Book: The Small Adventure of Popeye and Elvis
Author: Barbara O'Connor
Published: 2009
Source: Local Library
Nothing ever happens to Popeye. Living out in the country along with his shifty Uncle Dooley and his overburdened grandmother, Velma, each day is the same as the last and next. He longs for changes and adventure. Then he meets Elvis.
Well, not that Elvis.
Elvis Jewell is the oldest of five children. He lives in a Holiday Rambler that's just gotten stuck in the lane that leads to Popeye's house. He's the president of the Spit and Swear club, and just like Popeye, he's ripe for an adventure.
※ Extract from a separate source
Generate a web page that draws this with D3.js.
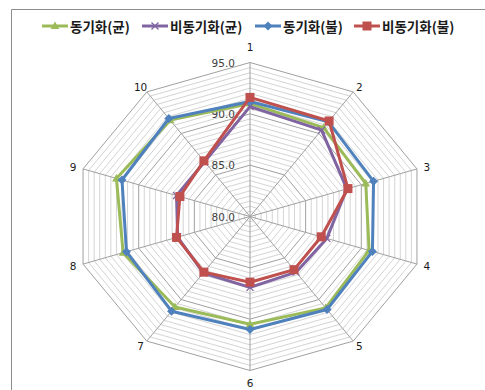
<!DOCTYPE html>
<html>
<head>
<meta charset="utf-8">
<script src="https://cdn.jsdelivr.net/npm/d3@7/dist/d3.min.js"></script>
<style>
  html, body { margin: 0; padding: 0; background: #fff; }
  svg { display: block; }
</style>
</head>
<body>
<svg id="chart" width="485" height="390"></svg>
<script>
// Categories (radar spokes)
const categories = ["1", "2", "3", "4", "5", "6", "7", "8", "9", "10"];

// Series names and values
const seriesNames = ["동기화(균)", "비동기화(균)", "동기화(불)", "비동기화(불)"];
const syncGyun    = [91.0, 90.7, 90.4, 90.7, 91.0, 90.5, 90.9, 91.4, 92.0, 91.6];
const asyncGyun   = [90.7, 90.4, 88.7, 86.9, 86.7, 86.9, 86.8, 86.5, 86.6, 86.6];
const syncBul     = [91.2, 91.4, 91.1, 91.0, 91.2, 91.0, 91.4, 91.1, 91.5, 91.8];
const asyncBul    = [91.6, 91.5, 88.8, 86.4, 86.4, 86.4, 86.7, 86.6, 86.3, 86.7];

// Radial axis ticks
const tickValues = [80, 85, 90, 95];
const tickLabels = ["80.0", "85.0", "90.0", "95.0"];

const seriesValues = [syncGyun, asyncGyun, syncBul, asyncBul];
const colors  = ["#9BBB59", "#8064A2", "#4F81BD", "#C0504D"];
const markers = ["triangle", "cross", "diamond", "square"];

const svg = d3.select("#chart");
const cx = 250, cy = 216.5;
const R = 154;          // vertical radius of the plot
const xStretch = 1.14;  // plot area is wider than tall

const r = d3.scaleLinear().domain([80, 95]).range([0, R]);
const angle = d3.scaleLinear().domain([0, categories.length]).range([0, 2 * Math.PI]);

function pt(i, v) {
  const a = angle(i), rr = r(v);
  return [cx + Math.sin(a) * rr * xStretch, cy - Math.cos(a) * rr];
}

// Frame
svg.append("path")
  .attr("d", "M11.5,390 L11.5,9.5 L485,9.5")
  .attr("fill", "none").attr("stroke", "#8c8c8c").attr("stroke-width", 1);

const grid = svg.append("g");
const ringLine = d3.line().curve(d3.curveLinearClosed);

// Minor rings every 0.5
d3.range(80.5, 95.001, 0.5).forEach(v => {
  const major = Math.abs(v - Math.round(v / 5) * 5) < 1e-6;
  if (major) return;
  grid.append("path")
    .attr("d", ringLine(categories.map((c, i) => pt(i, v))))
    .attr("fill", "none").attr("stroke", "#d4d4d4").attr("stroke-width", 1);
});
// Major rings
tickValues.filter(v => v > 80).forEach(v => {
  grid.append("path")
    .attr("d", ringLine(categories.map((c, i) => pt(i, v))))
    .attr("fill", "none").attr("stroke", "#a0a0a0").attr("stroke-width", 1);
});
// Spokes
categories.forEach((c, i) => {
  const [x, y] = pt(i, 95);
  grid.append("line")
    .attr("x1", cx).attr("y1", cy).attr("x2", x).attr("y2", y)
    .attr("stroke", "#a0a0a0").attr("stroke-width", 1);
});

// Category labels
categories.forEach((c, i) => {
  const a = angle(i);
  const [x, y] = pt(i, 95);
  const s = Math.sin(a), co = Math.cos(a);
  let dy = -co * 5.5;
  if (co > 0.99) dy = -15.5;
  if (co < -0.99) dy = 12;
  svg.append("text")
    .attr("x", x + s * 10.5).attr("y", y + dy)
    .attr("text-anchor", "middle").attr("dominant-baseline", "central")
    .attr("font-family", "DejaVu Sans, sans-serif").attr("font-size", 10.5)
    .attr("fill", "#1a1a1a").text(c);
});

// Radial tick labels along the first spoke
tickValues.forEach((v, k) => {
  svg.append("text")
    .attr("x", cx - 15).attr("y", cy - r(v))
    .attr("text-anchor", "end").attr("dominant-baseline", "central")
    .attr("font-family", "DejaVu Sans, sans-serif").attr("font-size", 10.5)
    .attr("fill", "#404040").text(tickLabels[k]);
});

// Marker drawing
function drawMarker(g, type, x, y, color) {
  if (type === "triangle") {
    g.append("path").attr("d", d3.symbol().type(d3.symbolTriangle).size(32)())
      .attr("transform", `translate(${x},${y + 0.5})`).attr("fill", color);
  } else if (type === "cross") {
    const s = 3.5;
    g.append("path").attr("d", `M${x - s},${y - s}L${x + s},${y + s}M${x - s},${y + s}L${x + s},${y - s}`)
      .attr("stroke", color).attr("stroke-width", 1.3).attr("fill", "none");
  } else if (type === "diamond") {
    const s = 4.5;
    g.append("path").attr("d", `M${x},${y - s}L${x + s},${y}L${x},${y + s}L${x - s},${y}Z`)
      .attr("fill", color);
  } else if (type === "square") {
    const s = 4.5;
    g.append("rect").attr("x", x - s).attr("y", y - s).attr("width", 2 * s).attr("height", 2 * s)
      .attr("fill", color);
  }
}

// Series polygons
seriesValues.forEach((vals, k) => {
  const g = svg.append("g");
  const pts = vals.map((v, i) => pt(i, v));
  g.append("path")
    .attr("d", ringLine(pts))
    .attr("fill", "none").attr("stroke", colors[k]).attr("stroke-width", 3)
    .attr("stroke-linejoin", "round");
  pts.forEach(([x, y]) => drawMarker(g, markers[k], x, y, colors[k]));
});

// Legend
const legendX = [42, 142, 255, 354];
const legendY = 26;
seriesNames.forEach((name, k) => {
  const g = svg.append("g");
  const x0 = legendX[k];
  g.append("line").attr("x1", x0).attr("x2", x0 + 26).attr("y1", legendY).attr("y2", legendY)
    .attr("stroke", colors[k]).attr("stroke-width", 3);
  drawMarker(g, markers[k], x0 + 13, legendY, colors[k]);
  g.append("text").attr("x", x0 + 28).attr("y", legendY)
    .attr("dominant-baseline", "central")
    .attr("font-family", "Noto Sans CJK KR, sans-serif").attr("font-weight", "bold")
    .attr("font-size", 13.5).attr("fill", "#1a1a1a").text(name);
});
</script>
</body>
</html>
But it'll have to be a small adventure, because they've only got a few days until his parents manage to un-stuck the Holiday Rambler and then he'll be gone.
When Popeye and Elvis find boats made out of Yoo-Hoo containers floating down the creek, bearing cryptic messages, they know this is the small adventure they've been looking for. But is there time to have it before Elvis has to leave again?
Time: 0:23:47
Why I Wanted to Read It: With only about an hour and a half left of the 48-Hour Book Challenge, I wanted a very short read, and I've liked Barbara O'Connor's books in the past.
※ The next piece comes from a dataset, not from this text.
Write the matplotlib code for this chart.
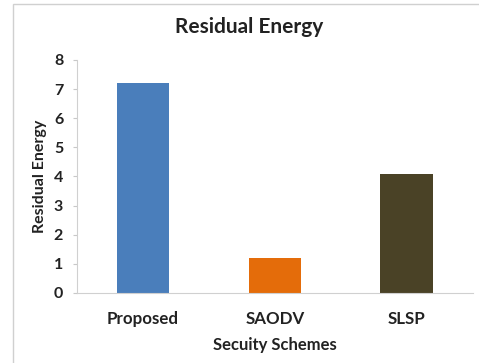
import matplotlib.pyplot as plt
from matplotlib.patches import Rectangle

schemes = ['Proposed', 'SAODV', 'SLSP']
energy = [7.2, 1.2, 4.1]
colours = ['#4a7ebb', '#e46c0a', '#4a4226']

plt.rcParams['font.family'] = ['Lato', 'DejaVu Sans']

fig = plt.figure(figsize=(4.79, 3.63), dpi=100)
ax = fig.add_axes([0.161, 0.193, 0.826, 0.642])

ax.bar(range(len(schemes)), energy, width=0.4, color=colours)
ax.set_xlim(-0.5, 2.5)
ax.set_ylim(0, 8)
ax.set_yticks(range(0, 9))
ax.set_xticks(range(len(schemes)))
ax.set_xticklabels(schemes, fontsize=12.2, fontweight='bold', color='#222222')
for lab in ax.get_yticklabels():
    lab.set_fontsize(11.5)
    lab.set_fontweight('bold')
    lab.set_color('#222222')
ax.tick_params(axis='y', length=3, color='#c8c8c8', pad=7)
ax.tick_params(axis='x', length=0, pad=13)

for s in ['top', 'right']:
    ax.spines[s].set_visible(False)
ax.spines['left'].set_color('#d0d0d0')
ax.spines['bottom'].set_color('#d0d0d0')

ax.set_ylabel('Residual Energy', fontsize=11.5, fontweight='bold', color='#222222', labelpad=5)
ax.set_xlabel('Secuity Schemes', fontsize=12, fontweight='bold', color='#222222', labelpad=7)
fig.text(0.52, 0.925, 'Residual Energy', ha='center', va='center',
         fontsize=15, fontweight='bold', color='#222222')

fig.patches.append(Rectangle((13 / 479, -0.1), 1.2, 1 - 4 / 363 + 0.1, transform=fig.transFigure,
                             fill=False, edgecolor='#d0d0d0', linewidth=1))

fig.savefig('out.png', dpi=100)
There's a timelessness about this book. It makes no reference to cell phones or the Internet, to anything that anchors it to any particular time beyond now-ish. It's about two bored kids in a long, hot summer, longing for excitement and challenge in lives that don't offer much of either.
Although it's clear that all the characters are living in what comfortable suburban kids would consider abject poverty, O'Connor makes no effort to address or correct this. It is what it is, it's their life, and they're living it.
What is there to take away from such a short, odd little book? What I closed it with is the sense that friendship, no matter how fleeting, is something to be treasured, and adventures, no matter how small, are something to be pursued.